Adam Smith talks a lot about how pin makers can make a lot more pins by having the 18 different steps of making a pin, such as drawing out the wire, straightening it, cutting, grinding, sharpening, adding the head, all done by different specialised people then those 18 people individually trying to do all the tasks and making their own pins instead of just focusing on a specific task. This specialisation is obviously what Henry Ford took to heart when harnessing the power of the assembly line.

But he then talks about how Agriculture can’t easily be as well specialised because of the seasonal variation of the work. You can’t employ someone in a permanent position to just be seeding or always be harvesting. Apparently because a farmer needs to be hoeing the ground, then laying seeds and later weeding, and at another time harvesting and can’t specialise in any specific task is the primary reason the agricultural industry hadn’t had the major leaps and bounds in productivity that areas like pin making or creating nails have. Of course, making pins or nails is mainly a task based around metal working, it’s not based on growing and fostering complex life. For someone how explains the ecosystem of materials flow and all the different professions which need to work together just for the shirt on your back to be created and get there, he hasn’t yet hinted at any limits to productivity. There’s no hint about a carrying capacity of the Earth.

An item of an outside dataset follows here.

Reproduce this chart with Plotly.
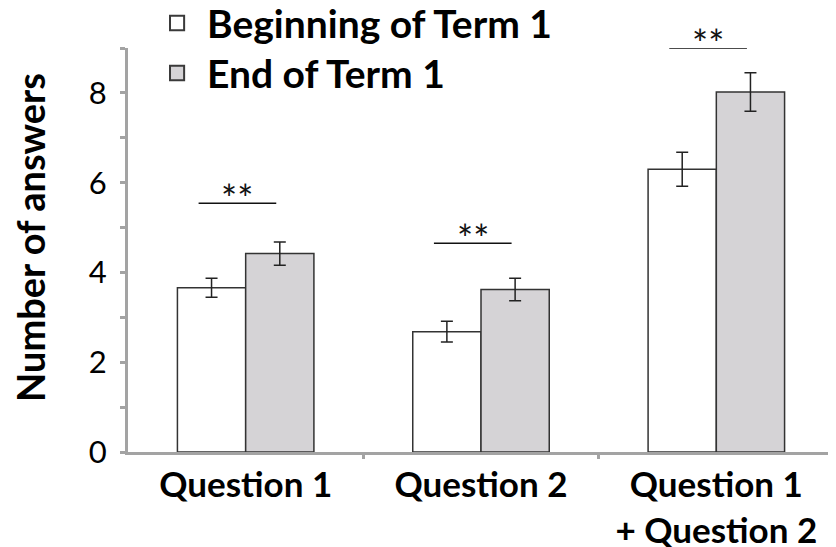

Of course, I’m only an hour into it, so maybe he does mention it later, but for those lazy Capitalists who only looked at the first couple of chapters, I can see why they love his works. To me it feels more like he was excited about how new technologies and work techniques were able to create such a difference to productivity and were something he could work on and optimise. It’s not that the environment doesn’t matter, it’s that he couldn’t control it nearly as much, so it isn’t his focus. It’s a very unfortunate bias.